The kind of Goodhart we are usually concerned about is stuff like “it’s easier to hijack the reward signal than to actually perform a challenging task,” and I don’t think that’s very tightly correlated with the question about alignment. So this feels like the rhetoric here involves a bit of an equivocation.
Just a couple weeks ago I had this post talking about how, in some technical areas, we’ve been able to find very robust formulations of particular concepts (i.e. “True Names”). The domains where evaluation is much easier—math, physics, CS—are the domains where we have those robust formulations. Even within e.g. physics, evaluation stops being easy when we’re in a domain where we don’t have a robust mathematical formulation of the phenomena of interest.
The other point of that post is that we do not currently have such formulations for the phenomena of interest in alignment, and (one way of framing) the point of foundational agency research is to find them.
So I agree that the difficulty of evaluation varies by domain, but I don’t think it’s some mysterious hard-to-predict thing. The places where robust evaluation is easy all build on qualitatively-similar foundational pieces, and alignment does not yet have those sorts of building blocks.

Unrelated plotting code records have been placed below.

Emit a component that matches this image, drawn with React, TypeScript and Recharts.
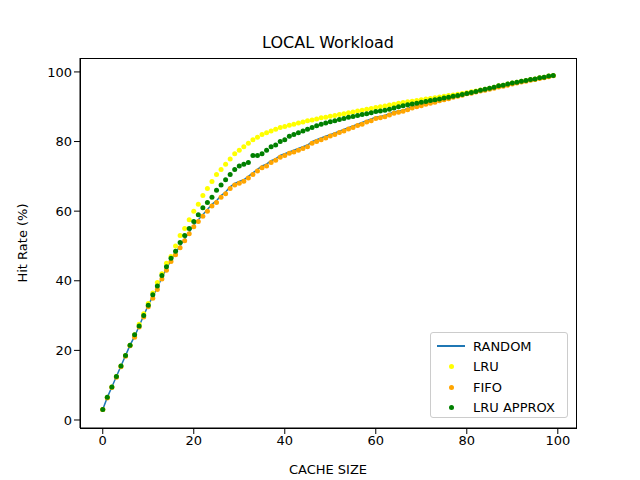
import { LineChart, Line, XAxis, YAxis } from 'recharts'

const RANDOM = [3, 6.5, 9.5, 12.5, 15.5, 18.5, 21.5, 24, 27, 30, 33, 35.5, 38, 41, 43.5, 46, 48, 50, 52, 54, 56, 57.5, 59, 60.5, 62, 63, 64.5, 65.5, 67, 68, 68.5, 69, 70, 71, 72, 73, 73.5, 74.5, 75, 76, 76.5, 77, 77.5, 78, 78.5, 79, 80, 80.5, 81, 81.5, 82, 82.5, 83, 83.5, 84, 84.5, 85, 85.5, 86, 86.5, 87, 87.2, 87.5, 88, 88.5, 88.8, 89, 89.5, 90, 90.3, 90.6, 91, 91.3, 91.6, 92, 92.3, 92.6, 93, 93.3, 93.6, 94, 94.2, 94.5, 94.8, 95, 95.3, 95.6, 96, 96.2, 96.5, 96.8, 97, 97.3, 97.5, 97.8, 98, 98.3, 98.5, 98.8, 99]
const FIFO = [3, 6.3, 9.3, 12.3, 15.3, 18.3, 21.3, 23.8, 26.7, 29.6, 32.5, 35, 37.5, 40.5, 43, 45.5, 47.5, 49.5, 51.5, 53.5, 55.5, 57, 58.5, 60, 61.5, 62.5, 64, 65, 66.5, 67.5, 68, 68.6, 69.5, 70.5, 71.5, 72.5, 73, 74, 74.6, 75.5, 76, 76.6, 77, 77.5, 78, 78.5, 79.5, 80, 80.5, 81, 81.6, 82, 82.6, 83, 83.6, 84, 84.6, 85, 85.6, 86, 86.6, 86.8, 87.1, 87.6, 88.1, 88.4, 88.7, 89.1, 89.6, 90, 90.3, 90.7, 91, 91.3, 91.7, 92, 92.3, 92.7, 93, 93.3, 93.7, 93.9, 94.2, 94.5, 94.7, 95, 95.3, 95.7, 95.9, 96.2, 96.5, 96.8, 97.1, 97.3, 97.6, 97.8, 98.1, 98.3, 98.6, 98.9]
const LRU = [3, 6.5, 9.5, 12.5, 15.5, 18.5, 21.5, 24.5, 27.5, 30.5, 33.5, 36.5, 39.5, 42, 45, 47, 50, 53, 55, 57.5, 60, 62, 64.5, 66.5, 68.5, 70.5, 72, 73.5, 75, 76.5, 77.5, 78.5, 79.5, 80.5, 81.2, 82, 82.5, 83, 83.5, 84, 84.3, 84.7, 85, 85.3, 85.6, 86, 86.2, 86.5, 86.8, 87, 87.3, 87.5, 87.8, 88, 88.3, 88.5, 88.8, 89, 89.3, 89.5, 89.8, 90, 90.2, 90.5, 90.7, 91, 91.2, 91.4, 91.6, 91.8, 92, 92.2, 92.4, 92.6, 92.8, 93, 93.2, 93.4, 93.6, 93.8, 94, 94.3, 94.5, 94.8, 95, 95.3, 95.6, 96, 96.2, 96.5, 96.8, 97, 97.3, 97.5, 97.8, 98, 98.3, 98.5, 98.8, 99]
const LRU_APPROX = [3, 6.5, 9.5, 12.5, 15.5, 18.5, 21.5, 24.5, 27, 30, 33, 36, 38.5, 41.5, 44, 46.5, 48.5, 51, 53, 55, 57, 59, 61, 62.5, 64, 66, 67.5, 69, 70.5, 72, 73, 73.5, 74, 76, 76, 76.5, 77.5, 78.5, 79, 80, 80.5, 81.5, 82, 82.5, 83, 83.5, 84, 84.5, 85, 85.3, 85.7, 86, 86.3, 86.6, 87, 87.2, 87.5, 87.8, 88, 88.3, 88.6, 88.8, 89, 89.3, 89.6, 90, 90.3, 90.6, 90.8, 91, 91.3, 91.5, 91.8, 92, 92.2, 92.5, 92.7, 93, 93.2, 93.5, 93.8, 94.1, 94.4, 94.7, 95, 95.3, 95.6, 96, 96.2, 96.5, 96.8, 97, 97.3, 97.5, 97.8, 98, 98.3, 98.5, 98.8, 99]
const TICKS = [0, 20, 40, 60, 80, 100]

const data = RANDOM.map((r, i) => ({ size: i, random: r, lru: LRU[i], fifo: FIFO[i], approx: LRU_APPROX[i] }))

const font = 'DejaVu Sans, sans-serif'
const tick = { fontSize: 13, fill: '#000', fontFamily: font }

const legend = [
  { name: 'RANDOM', color: '#1f77b4', line: true },
  { name: 'LRU', color: '#ffff00' },
  { name: 'FIFO', color: '#ffa500' },
  { name: 'LRU APPROX', color: '#008000' },
]

const dot = (c: string) => ({ r: 2.5, fill: c, stroke: c, strokeWidth: 0 })

export default function App() {
  return (
    <div style={{ position: 'absolute', left: 0, top: 0, width: 640, height: 480, background: '#fff', fontFamily: font }}>
      <div style={{ position: 'absolute', top: 33, width: 656, textAlign: 'center', fontSize: 16 }}>LOCAL Workload</div>
      <LineChart width={640} height={480} data={data} margin={{ top: 58, right: 64, bottom: 0, left: 0 }}>
        <XAxis dataKey="size" type="number" domain={[-5, 104]} ticks={TICKS} tick={tick} height={52} stroke="#000"
          label={{ value: 'CACHE SIZE', position: 'insideBottom', offset: 6, fill: '#000', fontSize: 13, fontFamily: font }} />
        <YAxis type="number" domain={[-2.3, 104]} ticks={TICKS} tick={tick} width={80} stroke="#000"
          label={{ value: 'Hit Rate (%)', angle: -90, position: 'insideLeft', offset: 22, fill: '#000', fontSize: 13, fontFamily: font, style: { textAnchor: 'middle' } }} />
        <Line dataKey="random" stroke="#1f77b4" strokeWidth={1.5} dot={false} isAnimationActive={false} />
        <Line dataKey="lru" stroke="none" dot={dot('#ffff00')} activeDot={false} isAnimationActive={false} />
        <Line dataKey="fifo" stroke="none" dot={dot('#ffa500')} activeDot={false} isAnimationActive={false} />
        <Line dataKey="approx" stroke="none" dot={dot('#008000')} activeDot={false} isAnimationActive={false} />
      </LineChart>
      <div style={{ position: 'absolute', left: 80, top: 58, width: 495, height: 369, border: '1px solid #000', pointerEvents: 'none' }} />
      <div style={{ position: 'absolute', left: 430, top: 332, width: 138, height: 86, border: '1px solid #ccc', borderRadius: 3, background: '#fff', fontSize: 13, padding: '3px 0 0 6px', boxSizing: 'border-box' }}>
        {legend.map(l => (
          <div key={l.name} style={{ display: 'flex', alignItems: 'center', height: 20.5 }}>
            <div style={{ width: 28, display: 'flex', justifyContent: 'center' }}>
              {l.line
                ? <div style={{ width: 28, height: 2, background: l.color }} />
                : <div style={{ width: 5, height: 5, borderRadius: '50%', background: l.color }} />}
            </div>
            <span style={{ marginLeft: 8 }}>{l.name}</span>
          </div>
        ))}
      </div>
    </div>
  )
}
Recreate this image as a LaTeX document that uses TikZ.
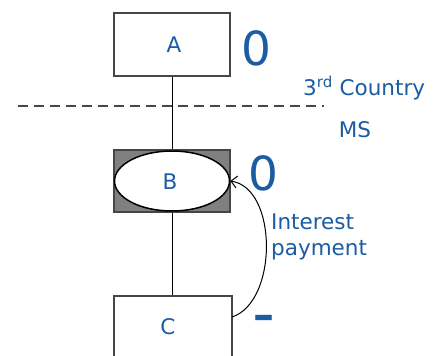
\documentclass[tikz,border=0pt]{standalone}
\usepackage{fontspec}
\setmainfont{DejaVu Sans}
\usetikzlibrary{arrows.meta,calc,shapes.geometric}
\definecolor{txtblue}{RGB}{28,92,162}
\definecolor{edgegray}{RGB}{70,70,70}
\definecolor{fillgray}{RGB}{128,128,128}
\tikzset{
  box/.style={draw=edgegray, line width=1.5pt, fill=white, rectangle, inner sep=0pt},
  lbl/.style={text=txtblue, font=\fontsize{21.5}{26}\selectfont, inner sep=0pt},
  big/.style={text=txtblue, font=\fontsize{47}{50}\selectfont, inner sep=0pt},
  link/.style={draw=black, line width=1pt},
}
\begin{document}
\begin{tikzpicture}[x=1pt, y=-1pt]
\useasboundingbox (0,0) rectangle (442,356);
\clip (0,0) rectangle (442,356);
\fill[white] (0,0) rectangle (442,356);

% entities
\node[box, minimum width=116pt, minimum height=63pt] (A) at (172,44.5) {};
\node[lbl] (At) at (174,45) {A};
\node[box, fill=fillgray, minimum width=116pt, minimum height=62pt] (B) at (172,181) {};
\node[draw=black, line width=1.5pt, fill=white, ellipse, minimum width=115pt, minimum height=60pt, inner sep=0pt] (Be) at (172,181) {};
\node[lbl] (Bt) at (170,182) {B};
\node[box, anchor=north, minimum width=118pt, minimum height=120pt] (C) at (173,295) {};
\node[lbl] (Ct) at (168,327) {C};

% connections
\draw[link] (A.south) -- (B.north);
\draw[link] (B.south) -- (C.north -| B.south);

% border between third country and member state
\coordinate (dl) at (18,106);
\coordinate (dr) at (324,106);
\draw[edgegray, line width=1.3pt, dash pattern=on 10pt off 6pt] (dl) -- (dr);
\node[lbl, anchor=west] (tc) at (303,88) {3\textsuperscript{rd} Country};
\node[lbl] (ms) at (355,130) {MS};

% tax results
\node[big] (zA) at (256,48) {0};
\node[big] (zB) at (263,173) {0};
\node[big, font=\fontsize{42}{46}\selectfont\bfseries] (mC) at (264,322) {\textendash};

% interest payment from C to B
\coordinate (cs) at (232,317);
\draw[link, line width=1pt, -{Straight Barb[length=6pt,width=12pt]}] (cs) .. controls (278,302) and (278,188) .. (Be.east);
\node[lbl, anchor=west, align=left] (ip) at (271,237) {Interest\\payment};
\end{tikzpicture}
\end{document}
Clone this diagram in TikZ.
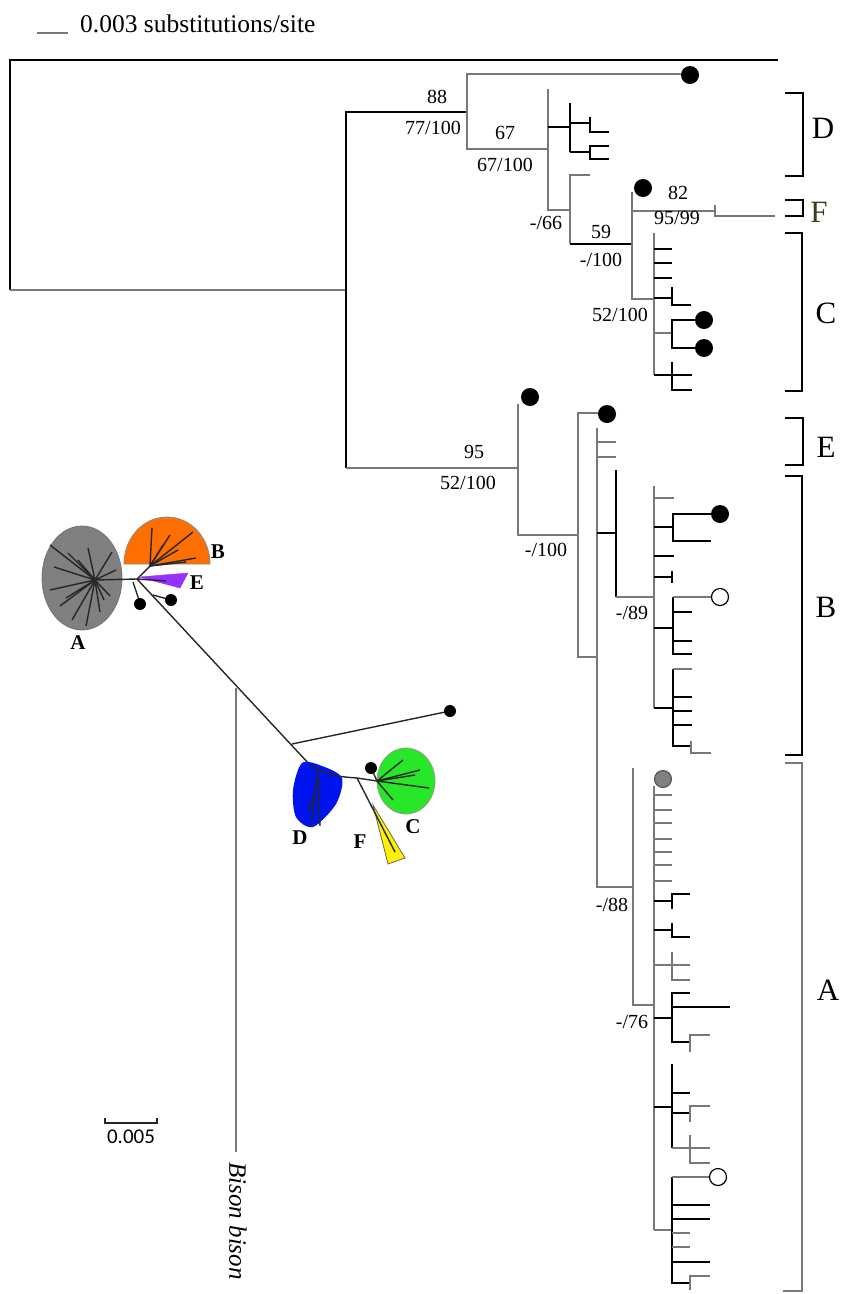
\documentclass[tikz,border=0pt]{standalone}
\usepackage{fontspec}
\setmainfont{Liberation Serif}
\newfontfamily\scalesans{Carlito}
\usetikzlibrary{positioning,calc}
\definecolor{brGray}{RGB}{120,120,120}
\definecolor{cladeA}{RGB}{128,128,128}
\definecolor{cladeB}{RGB}{255,110,0}
\definecolor{cladeC}{RGB}{40,230,40}
\definecolor{cladeD}{RGB}{0,20,240}
\definecolor{cladeE}{RGB}{150,50,255}
\definecolor{cladeF}{RGB}{255,240,0}
\definecolor{fOlive}{RGB}{60,60,25}

\begin{document}
\begin{tikzpicture}[x=1pt,y=-1pt,
    br/.style={line width=1.6pt,brGray},
    bk/.style={line width=1.6pt,black},
    ub/.style={line width=1.4pt,black!85},
    boot/.style={font=\fontsize{20}{20}\selectfont,inner sep=0pt},
    cladelbl/.style={font=\fontsize{31}{31}\selectfont,inner sep=0pt},
    ulbl/.style={font=\fontsize{21}{21}\selectfont\bfseries,inner sep=0pt},
    tipdot/.style={circle,fill=black,minimum size=18pt,inner sep=0pt},
    tipopen/.style={circle,draw=black,fill=white,line width=1.2pt,minimum size=17pt,inner sep=0pt},
    tipgray/.style={circle,draw=black!70,fill=gray,line width=1pt,minimum size=17pt,inner sep=0pt},
    udot/.style={circle,fill=black,minimum size=12pt,inner sep=0pt}]
  \useasboundingbox (0,0) rectangle (847,1294);

  % scale of the rooted tree
  \draw[br] (37,33) -- (68,33);
  \node[anchor=west,font=\fontsize{25.5}{25.5}\selectfont,inner sep=0pt] (scaletxt) at (80,24) {0.003 substitutions/site};

  % root and outgroup
  \draw[bk] (778,60) -- (10,60) -- (10,290);
  \draw[br] (10,290) -- (346,290);
  \draw[bk] (467,112) -- (346,112) -- (346,468);
  \draw[br] (346,468) -- (518,468);
  \node[boot] (b88) at (437,97) {88};
  \node[boot] (b77) at (433,128) {77/100};
  \node[boot] (b95) at (474,452) {95};
  \node[boot] (b52a) at (468,483) {52/100};

  % clades D, F, C
  \draw[br] (681,74) -- (467,74) -- (467,149) -- (548,149);
  \node[tipdot] (dotD) at (690,75) {};
  \node[boot] (b67) at (505,133) {67};
  \node[boot] (b67b) at (505,165) {67/100};
  \draw[br] (548,89) -- (548,210) -- (570,210);
  \draw[bk] (548,127) -- (570,127);
  \draw[bk] (570,103) -- (570,152);
  \draw[bk] (570,123) -- (590,123) (590,117) -- (590,132) -- (609,132);
  \draw[bk] (570,152) -- (590,152) (609,146) -| (590,159) -- (609,159);
  \node[boot] (b66) at (546,223) {-/66};
  \draw[br] (590,175) -- (570,175) -- (570,244);
  \draw[bk] (570,244) -- (632,244);
  \node[boot] (b59) at (601,232) {59};
  \node[boot] (b100a) at (601,260) {-/100};
  \draw[br] (632,192) -- (632,299) -- (654,299);
  \node[tipdot] (dotF) at (643,188) {};
  \draw[br] (632,211) -- (715,211) (715,205) -- (715,216) -- (775,216);
  \node[boot] (b82) at (678,193) {82};
  \node[boot] (b95b) at (677,218) {95/99};
  \node[boot] (b52b) at (620,315) {52/100};
  \draw[br] (654,233) -- (654,375);
  \foreach \y in {249,263,278}
    \draw[bk] (654,\y) -- (672,\y);
  \draw[bk] (654,298) -- (672,298) (672,287) -- (672,305) -- (691,305);
  \draw[br] (654,333) -- (672,333);
  \draw[bk] (697,320) -| (672,348) -- (697,348);
  \node[tipdot] (dotC1) at (704,320) {};
  \node[tipdot] (dotC2) at (704,348) {};
  \draw[bk] (654,375) -- (692,375) (672,362) -- (672,390) -- (692,390);

  % clades E, B, A
  \draw[br] (518,404) -- (518,535) -- (578,535);
  \node[tipdot] (dotE1) at (530,397) {};
  \node[boot] (b100b) at (546,550) {-/100};
  \draw[br] (600,413) -- (578,413) -- (578,657) -- (597,657);
  \node[tipdot] (dotE2) at (607,414) {};
  \draw[br] (597,428) -- (597,887) -- (633,887);
  \foreach \y in {442,457}
    \draw[br] (597,\y) -- (616,\y);
  \draw[bk] (597,533) -- (616,533) (616,470) -- (616,597);
  \draw[br] (616,597) -- (654,597);
  \node[boot] (b89) at (632,613) {-/89};
  \draw[br] (654,486) -- (654,708);
  \draw[br] (654,498) -- (674,498);
  \draw[bk] (654,527) -- (673,527) (712,514) -| (673,541) -- (711,541);
  \node[tipdot] (dotB) at (720,514) {};
  \draw[bk] (654,556) -- (674,556) (654,577) -- (672,577) (672,571) -- (672,583);
  \draw[bk] (654,628) -- (673,628) (673,597) -- (673,654) -- (692,654);
  \draw[br] (673,597) -- (712,597);
  \node[tipopen] (openB) at (720,597) {};
  \foreach \y in {612,641}
    \draw[bk] (673,\y) -- (692,\y);
  \draw[bk] (654,708) -- (673,708) (673,669) -- (673,746) -- (691,746);
  \draw[br] (673,669) -- (692,669);
  \foreach \y in {697,711,725}
    \draw[bk] (673,\y) -- (692,\y);
  \draw[br] (691,741) -- (691,753) -- (711,753);
  \draw[br] (633,768) -- (633,1005) -- (654,1005);
  \node[boot] (b88b) at (612,905) {-/88};
  \draw[br] (654,786) -- (654,1230);
  \node[tipgray] (grayA) at (663,779) {};
  \foreach \y in {795,810,823,839,852,865,881}
    \draw[br] (654,\y) -- (672,\y);
  \draw[bk] (654,901) -- (672,901) (690,894) -| (672,909);
  \draw[bk] (654,930) -- (672,930) (672,923) -- (672,937) -- (690,937);
  \draw[br] (654,965) -- (690,965) (672,952) -- (672,980) -- (690,980);
  \draw[bk] (654,1018) -- (672,1018) (690,993) -| (672,1042) -- (690,1042);
  \draw[bk] (672,1007) -- (730,1007);
  \draw[br] (690,1052) -- (690,1035) -- (710,1035);
  \node[boot] (b76) at (632,1022) {-/76};
  \draw[bk] (654,1107) -- (672,1107) (672,1064) -- (672,1148) (672,1093) -- (690,1093) (672,1113) -- (690,1113);
  \draw[br] (690,1122) -- (690,1106) -- (710,1106) (672,1148) -- (710,1148) (690,1135) -- (690,1163) -- (710,1163);
  \draw[br] (654,1230) -- (672,1230);
  \draw[bk] (672,1177) -- (672,1283) -- (690,1283);
  \draw[br] (672,1177) -- (710,1177);
  \node[tipopen] (openA) at (718,1177) {};
  \foreach \y in {1205,1219,1262}
    \draw[bk] (672,\y) -- (710,\y);
  \foreach \y in {1233,1247}
    \draw[br] (672,\y) -- (690,\y);
  \draw[br] (690,1290) -- (690,1276) -- (710,1276);

  % clade brackets
  \draw[bk] (785,93) -- (803,93) -- (803,176) -- (785,176);
  \node[cladelbl] (labD) at (823,128) {D};
  \draw[bk] (785,200) -- (803,200) -- (803,216) -- (785,216);
  \node[cladelbl,text=fOlive] (labF) at (819,212) {F};
  \draw[bk] (785,233) -- (802,233) -- (802,391) -- (785,391);
  \node[cladelbl] (labC) at (826,313) {C};
  \draw[bk] (785,418) -- (803,418) -- (803,465) -- (785,465);
  \node[cladelbl] (labE) at (826,447) {E};
  \draw[bk] (785,476) -- (802,476) -- (802,755) -- (785,755);
  \node[cladelbl] (labB) at (826,607) {B};
  \draw[br] (785,763) -- (802,763) -- (802,1291) -- (783,1291);
  \node[cladelbl] (labA) at (828,990) {A};

  % unrooted tree
  \coordinate (hub) at (137,579);
  \coordinate (nA) at (95,580);
  \coordinate (nD) at (310,765);
  \coordinate (nF) at (357,778);
  \coordinate (nC) at (377,781);
  \filldraw[fill=cladeA,draw=black!55,line width=0.8pt] (82,578) ellipse (40pt and 52pt);
  \foreach \p in {(50,545),(68,553),(54,567),(50,590),(60,606),(72,620),(86,626),(100,612),(110,596),(116,570),(112,552),(88,548),(104,600),(78,560),(66,598)}
    \draw[ub] (nA) -- \p;
  \draw[ub] (nA) -- (hub);
  \filldraw[fill=cladeB,draw=black!45,line width=0.8pt] (124,564) .. controls (124,538) and (143,517) .. (167,517)
    .. controls (191,517) and (210,538) .. (210,564) -- cycle;
  \foreach \p in {(152,528),(193,532),(178,550),(196,558),(163,545),(186,562),(170,535)}
    \draw[ub] (150,566) -- \p;
  \draw[ub] (hub) -- (150,566);
  \filldraw[fill=cladeE,draw=cladeE] (139,577) -- (188,573) -- (180,588) -- cycle;
  \draw[ub] (hub) -- (166,581);
  \draw[ub] (133,582) -- (140,603);
  \node[udot] (dotU1) at (140,604) {};
  \draw[ub] (153,595) -- (171,600);
  \node[udot] (dotU2) at (171,600) {};
  \draw[ub] (hub) -- (nD);
  \draw[ub] (292,744) -- (450,711);
  \node[udot] (dotU3) at (450,711) {};
  \draw[br,line width=1.3pt] (236,688) -- (236,1152);
  \node[rotate=-90,font=\fontsize{25}{25}\selectfont\itshape,inner sep=0pt] (bison) at (238,1221) {Bison bison};
  \fill[cladeD] plot[smooth cycle] coordinates {(302,763)(322,766)(342,778)(336,804)(313,827)(296,817)(293,790)};
  \draw[ub] (318,770) -- (311,826) (318,776) -- (320,826) (316,790) -- (308,812);
  \draw[ub] (nD) .. controls (330,777) and (345,777) .. (nF) -- (nC);
  \filldraw[fill=cladeC,draw=black!40,line width=0.8pt] (406,781) ellipse (29pt and 33pt);
  \foreach \p in {(403,760),(415,775),(429,788),(393,800),(420,770)}
    \draw[ub] (nC) -- \p;
  \draw[ub] (nC) -- (372,770);
  \node[udot] (dotU4) at (371,768) {};
  \filldraw[fill=cladeF,draw=black!60,line width=0.8pt] (373,805) -- (388,864) -- (405,858) -- cycle;
  \draw[ub] (nF) -- (395,852);
  \node[ulbl] (uA) at (78,643) {A};
  \node[ulbl] (uB) at (218,552) {B};
  \node[ulbl] (uE) at (197,583) {E};
  \node[ulbl] (uD) at (300,838) {D};
  \node[ulbl] (uF) at (360,842) {F};
  \node[ulbl] (uC) at (413,827) {C};

  % scale of the unrooted tree
  \draw[ub] (105,1118) -- (105,1123) -- (157,1123) -- (157,1118);
  \node[font=\fontsize{21}{21}\selectfont\scalesans,inner sep=0pt] (scaleU) at (131,1137) {0.005};
\end{tikzpicture}
\end{document}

Go take a look at that other post, it has two good examples of how Goodhart shows up as a central barrier to alignment.
I don’t buy the empirical claim about when recognition is easier than generation. As an example, I think that you can recognize robust formulations much more easily than you can generate them in math, computer science, and physics. In general I think “recognition is not trivial” is different from “recognition is as hard as generation.”
I found this comment pretty convincing. Alignment has been compared to philosophy, which seems at the opposite end of “the fuzziness spectrum” as math and physics. And it does seem like concept fuzziness would make evaluation harder.
I’ll note though that ARC’s approach to alignment seems more math-problem-flavored than yours, which might be a source of disagreement between you two (since maybe you conceptualize what it means to work on alignment differently).